Gesche Gottfried was the last person to be publicly beheaded in Bremen. After murdering 15 people with arsenic she was arrested and sentenced to death on her 43rd birthday in 1831. A crowd of 35,000 watched her head roll to the spot that’s now marked with basalt stone.
The people of Bremen, Germany, honored the prolific serial killer with a spuckstein (spit stone) in the Domshof town square.
Her motive was never discovered, and it’s still a subject of debate, but a logical suggestion is that she had Munchausen’s Syndrome by proxy, where sufferers fabricate or exaggerate illnesses in the people they care for. Her list of victims included her parents, two husbands, a fiancé, several friends, and her children.

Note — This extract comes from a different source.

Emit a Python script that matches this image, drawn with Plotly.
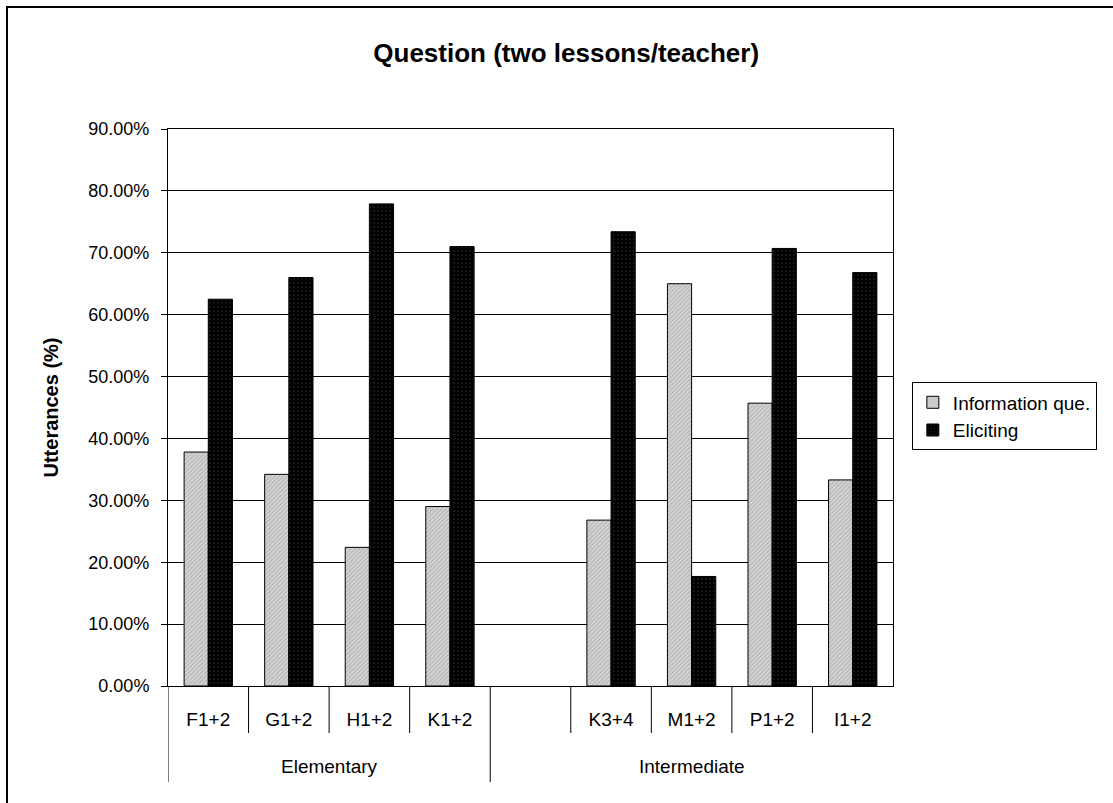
import plotly.graph_objects as go

# Lesson pairs grouped by proficiency level (one blank slot separates the groups)
lessons = ["F1+2", "G1+2", "H1+2", "K1+2", " ", "K3+4", "M1+2", "P1+2", "I1+2"]
level_names = ["Elementary", "Intermediate"]
level_spans = [(0, 3), (4, 8)]  # first and last lesson slot of each level

# Share of question utterances (percent)
information_que = [37.8, 34.2, 22.4, 29.0, None, 26.8, 65.0, 45.7, 33.3]
eliciting = [62.5, 66.0, 77.9, 71.0, None, 73.4, 17.7, 70.7, 66.8]

y_ticks = [0, 10, 20, 30, 40, 50, 60, 70, 80, 90]
y_ticktext = [f"{v:.2f}%" for v in y_ticks]

FONT = "Liberation Sans, Arial, sans-serif"
PLOT_H = 557  # plot-area height in px, used to express label-row depths in paper units

fig = go.Figure()
fig.add_trace(go.Bar(
    name="Information que.",
    x=lessons,
    y=information_que,
    marker=dict(
        color="#c8c8c8",
        line=dict(color="#000000", width=1),
        pattern=dict(shape="/", fgcolor="#8c8c8c", bgcolor="#d4d4d4", size=3, solidity=0.35),
    ),
))
fig.add_trace(go.Bar(
    name="Eliciting",
    x=lessons,
    y=eliciting,
    marker=dict(
        color="#000000",
        line=dict(color="#000000", width=1),
        pattern=dict(shape=".", fgcolor="#3a3a3a", bgcolor="#000000", size=4, solidity=0.2),
    ),
))

# Category boundary ticks (short) and level dividers (long) below the axis
shapes = []
group_starts = {s for s, _ in level_spans}
for i in range(len(lessons)):
    depth = 96 if i in group_starts else 47
    shapes.append(dict(
        type="line", xref="x", yref="paper",
        x0=i - 0.5, x1=i - 0.5, y0=0, y1=-depth / PLOT_H,
        line=dict(color="#000000", width=1),
    ))

# outer chart frame
shapes.append(dict(
    type="rect", xref="paper", yref="paper",
    x0=(7 - 168) / 725, x1=1.5,
    y0=-0.5, y1=(686 - 7) / PLOT_H,
    line=dict(color="#000000", width=2),
    fillcolor="rgba(0,0,0,0)",
    layer="below",
))

# Level names centred under their lesson slots
annotations = []
for name, (a, b) in zip(level_names, level_spans):
    annotations.append(dict(
        text=name, xref="x", yref="paper",
        x=(a + b) / 2,
        y=-80 / PLOT_H, yanchor="middle", xanchor="center",
        showarrow=False,
        font=dict(family=FONT, size=19, color="#000000"),
    ))

fig.update_layout(
    width=1113,
    height=803,
    margin=dict(l=168, r=220, t=129, b=117),
    paper_bgcolor="white",
    plot_bgcolor="white",
    barmode="group",
    bargap=0.4,
    bargroupgap=0,
    font=dict(family=FONT, size=18, color="#000000"),
    title=dict(
        text="<b>Question (two lessons/teacher)</b>",
        x=0.5087, xanchor="center",
        y=1 - 53 / 803, yanchor="middle",
        font=dict(family=FONT, size=26, color="#000000"),
    ),
    showlegend=True,
    legend=dict(
        x=1.026, xanchor="left",
        y=0.545, yanchor="top",
        bgcolor="white",
        bordercolor="#000000",
        borderwidth=1,
        font=dict(family=FONT, size=19, color="#000000"),
        itemwidth=30,
        tracegroupgap=0,
    ),
    xaxis=dict(
        type="category",
        range=[-0.5, len(lessons) - 0.5],
        showline=True,
        linecolor="#000000",
        linewidth=1,
        mirror=True,
        ticks="",
        ticklabelstandoff=16,
        showgrid=False,
        tickfont=dict(family=FONT, size=19, color="#000000"),
    ),
    yaxis=dict(
        range=[0, 90],
        tickvals=y_ticks,
        ticktext=y_ticktext,
        showline=True,
        linecolor="#000000",
        linewidth=1,
        mirror=True,
        ticks="outside",
        ticklen=6,
        tickcolor="#000000",
        ticklabelstandoff=8,
        showgrid=True,
        gridcolor="#000000",
        gridwidth=1,
        zeroline=False,
        tickfont=dict(family=FONT, size=18, color="#000000"),
        title=dict(
            text="<b>Utterances (%)</b>",
            font=dict(family=FONT, size=20, color="#000000"),
            standoff=24,
        ),
    ),
    shapes=shapes,
    annotations=annotations,
)

fig.write_html("out.html")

Gottfried used a rat poison called “Mäusebutter” which consisted of small flakes of arsenic mixed in animal fat. She mixed small doses of it into her victims’ food, and cared for them as they became increasingly sick. She was well-liked in the area and was even known by friends, who felt sorry for her for losing so many relatives, as “the angel of Bremen.”
After her death phrenologists used her death mask to study the facial patterns of criminal women. Gottfried’s is one of at least two spucksteins in Germany, marking the deaths of especially heinous criminals, and the citizens of Bremen continue to display their disgust by spitting on the stone marked with a cross and set into the cobble street.